╔══

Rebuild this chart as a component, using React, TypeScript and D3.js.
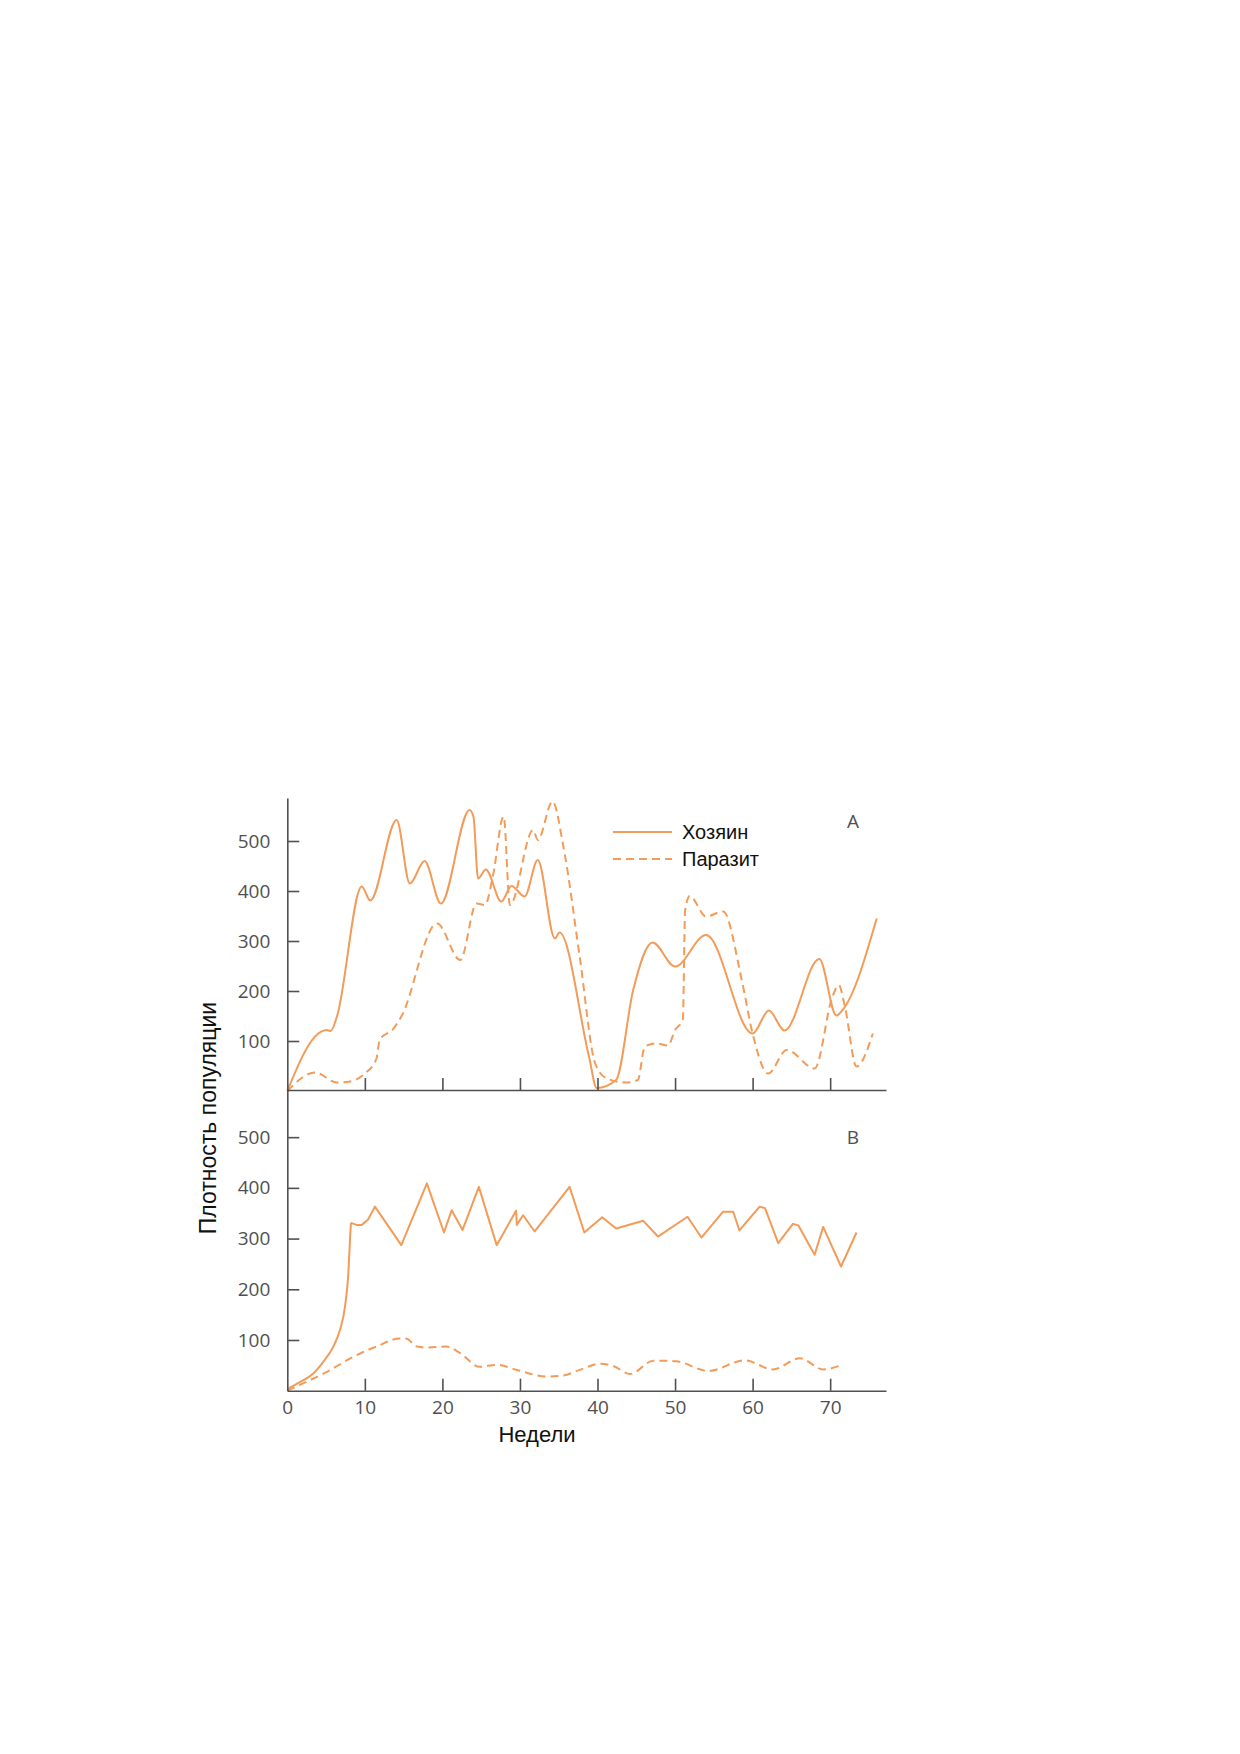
import { useEffect, useRef } from "react";
import * as d3 from "d3";

// Panel A (unstable system)
const hostAWeeks = [0, 4, 5.1, 5.6, 6.4, 9.6, 10.7, 14.1, 15.8, 17.7, 19.8, 23.5, 24.0, 24.6, 25.6, 27.6, 28.9, 30.6, 32.3, 34.5, 35.1, 38.9, 39.9, 42.4, 44.6, 47.1, 50, 54, 60, 62.1, 64.1, 68.6, 70.8, 71.6, 76];
const hostAValues = [0, 115, 122, 120, 149, 409, 381, 542, 415, 460, 375, 562, 549, 425, 443, 379, 410, 389, 462, 305, 317, 69, 6, 22, 202, 297, 249, 312, 115, 161, 121, 264, 151, 162, 345];

const parasiteAWeeks = [0, 3.6, 6.4, 8.1, 10, 11.5, 11.9, 13.7, 14.7, 19.3, 22.3, 24.4, 25.5, 26.5, 27.9, 28.7, 31.7, 32.3, 34.2, 35.6, 37.7, 39.7, 41.2, 43.7, 45.2, 46.1, 47.6, 49.1, 50, 51, 51.3, 51.9, 54, 56.2, 58.6, 60, 62, 64.4, 68, 70.3, 71.1, 71.9, 73.4, 75.5];
const parasiteAValues = [0, 37, 17, 19, 35, 65, 102, 125, 149, 335, 262, 375, 372, 429, 549, 372, 522, 502, 579, 489, 269, 55, 25, 17, 22, 89, 95, 91, 122, 142, 362, 390, 349, 359, 222, 115, 35, 82, 45, 189, 212, 169, 49, 115];

// Panel B (stable system): smooth early growth, then jagged plateau
const hostBRiseWeeks = [0, 1.5, 3.35, 4.64, 5.93, 6.8, 7.44, 7.87, 8.08, 8.2];
const hostBRiseValues = [3, 16, 34, 57, 87, 120, 166, 231, 297, 331];
const hostBWeeks = [8.2, 8.94, 9.6, 10.4, 11.3, 14.7, 18, 20.2, 21.2, 22.6, 24.7, 27, 29.5, 29.6, 30.4, 31.9, 36.4, 38.3, 40.6, 42.4, 45.9, 47.8, 51.6, 53.4, 56.2, 57.5, 58.3, 60.9, 61.6, 63.3, 65.2, 65.9, 68, 69.1, 71.4, 73.4];
const hostBValues = [331, 327, 327, 337, 363, 287, 409, 312, 356, 317, 402, 287, 355, 327, 346, 314, 402, 312, 342, 320, 335, 304, 343, 302, 353, 353, 316, 363, 360, 291, 329, 326, 268, 323, 245, 312];

const parasiteBWeeks = [0, 2.1, 5.1, 8.5, 11.5, 14.5, 15.3, 16.7, 18, 20.5, 22.3, 24.8, 27, 29.6, 33.4, 35.6, 37.7, 40.3, 42, 44.2, 47.2, 48.9, 50.2, 54.3, 59, 62.6, 66.1, 69.1, 71.2];
const parasiteBValues = [0, 15, 37, 67, 87, 103, 103, 87, 85, 87, 74, 47, 51, 41, 28, 30, 41, 53, 49, 33, 59, 59, 58, 39, 60, 42, 64, 42, 49];

const xTicks = [0, 10, 20, 30, 40, 50, 60, 70];
const yTicks = [100, 200, 300, 400, 500];
const legendLabels = ["Хозяин", "Паразит"];

const ORANGE = "#f39b58";
const AXIS = "#505050";
const SANS = "'Liberation Sans', Arial, sans-serif";

export default function App() {
  const svgRef = useRef<SVGSVGElement>(null);

  useEffect(() => {
    const svg = svgRef.current;
    if (!svg) return;
    const sel = d3.select(svg);
    sel.selectAll("*").remove();

    const x = d3.scaleLinear().domain([0, 77.2]).range([287.3, 886]);
    const yA = d3.scaleLinear().domain([0, 586]).range([1091, 798]);
    const yB = d3.scaleLinear().domain([0, 593]).range([1390.7, 1090]);

    const drawLine = (
      weeks: number[],
      values: number[],
      y: d3.ScaleLinear<number, number>,
      dashed: boolean,
      curve: d3.CurveFactory
    ) => {
      const pts = weeks.map((w, i) => [w, values[i]] as [number, number]);
      const line = d3
        .line<[number, number]>()
        .x((d) => x(d[0]))
        .y((d) => y(d[1]))
        .curve(curve);
      sel
        .append("path")
        .attr("d", line(pts))
        .attr("fill", "none")
        .attr("stroke", ORANGE)
        .attr("stroke-width", 2)
        .attr("stroke-linejoin", "round")
        .attr("stroke-dasharray", dashed ? "8,5" : null);
    };

    drawLine(hostAWeeks, hostAValues, yA, false, d3.curveMonotoneX);
    drawLine(parasiteAWeeks, parasiteAValues, yA, true, d3.curveMonotoneX);
    drawLine(hostBRiseWeeks, hostBRiseValues, yB, false, d3.curveMonotoneX);
    drawLine(hostBWeeks, hostBValues, yB, false, d3.curveLinear);
    drawLine(parasiteBWeeks, parasiteBValues, yB, true, d3.curveMonotoneX);

    const styleAxis = (g: d3.Selection<SVGGElement, unknown, null, undefined>) => {
      g.selectAll("path, line").attr("stroke", AXIS).attr("stroke-width", 1.6);
      g.selectAll("text")
        .attr("fill", AXIS)
        .attr("font-family", "'Open Sans', sans-serif")
        .attr("font-size", 19);
    };

    // y axes
    [yA, yB].forEach((y) => {
      const g = sel
        .append("g")
        .attr("transform", `translate(${x(0)},0)`)
        .call(
          d3
            .axisLeft(y)
            .tickValues(yTicks)
            .tickSizeInner(-12)
            .tickSizeOuter(0)
            .tickPadding(17)
        );
      styleAxis(g);
    });

    // x axis of panel A (no labels)
    const gxA = sel
      .append("g")
      .attr("transform", `translate(0,${yA(0) - 1})`)
      .call(
        d3
          .axisBottom(x)
          .tickValues(xTicks.filter((t) => t > 0))
          .tickFormat(() => "")
          .tickSizeInner(-12)
          .tickSizeOuter(0)
      );
    styleAxis(gxA);

    // x axis of panel B
    const gxB = sel
      .append("g")
      .attr("transform", `translate(0,${yB(0)})`)
      .call(
        d3
          .axisBottom(x)
          .tickValues(xTicks)
          .tickFormat(d3.format("d"))
          .tickSizeInner(-12)
          .tickSizeOuter(0)
          .tickPadding(10)
      );
    styleAxis(gxB);
    gxB.selectAll(".tick").filter((d) => d === 0).select("line").remove();

    // panel letters
    [
      ["A", yA(540)],
      ["B", yB(500)],
    ].forEach(([letter, ly]) => {
      sel
        .append("text")
        .attr("x", 853)
        .attr("y", ly as number)
        .attr("text-anchor", "middle")
        .attr("dominant-baseline", "central")
        .attr("fill", AXIS)
        .attr("font-family", "'Open Sans', sans-serif")
        .attr("font-size", 19)
        .text(letter as string);
    });

    // legend
    const legend = sel.append("g").attr("transform", "translate(613,832)");
    legendLabels.forEach((label, i) => {
      const row = legend.append("g").attr("transform", `translate(0,${i * 27})`);
      row
        .append("line")
        .attr("x1", 0)
        .attr("x2", 59)
        .attr("stroke", ORANGE)
        .attr("stroke-width", 2)
        .attr("stroke-dasharray", i === 1 ? "8,5" : null);
      row
        .append("text")
        .attr("x", 69)
        .attr("dominant-baseline", "central")
        .attr("font-family", SANS)
        .attr("font-size", 20)
        .attr("fill", "#111")
        .text(label);
    });

    // axis titles
    sel
      .append("text")
      .attr("x", 537)
      .attr("y", 1442)
      .attr("text-anchor", "middle")
      .attr("font-family", SANS)
      .attr("font-size", 22)
      .attr("fill", "#111")
      .text("Недели");
    sel
      .append("text")
      .attr("transform", "translate(208,1118) rotate(-90)")
      .attr("text-anchor", "middle")
      .attr("dominant-baseline", "central")
      .attr("font-family", SANS)
      .attr("font-size", 23)
      .attr("fill", "#111")
      .text("Плотность популяции");
  }, []);

  return (
    <svg
      ref={svgRef}
      width={1240}
      height={1754}
      style={{ position: "absolute", left: 0, top: 0, background: "#fff" }}
    />
  );
}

╚══

> Task to complete
Exactly as written, please give again the lines from the beginning of the listing through the line containing "import * as", inclusive, without any pictures.

> Exercise output
Rebuild this chart as a component, using React, TypeScript and D3.js.
import { useEffect, useRef } from "react";
import * as d3 from "d3";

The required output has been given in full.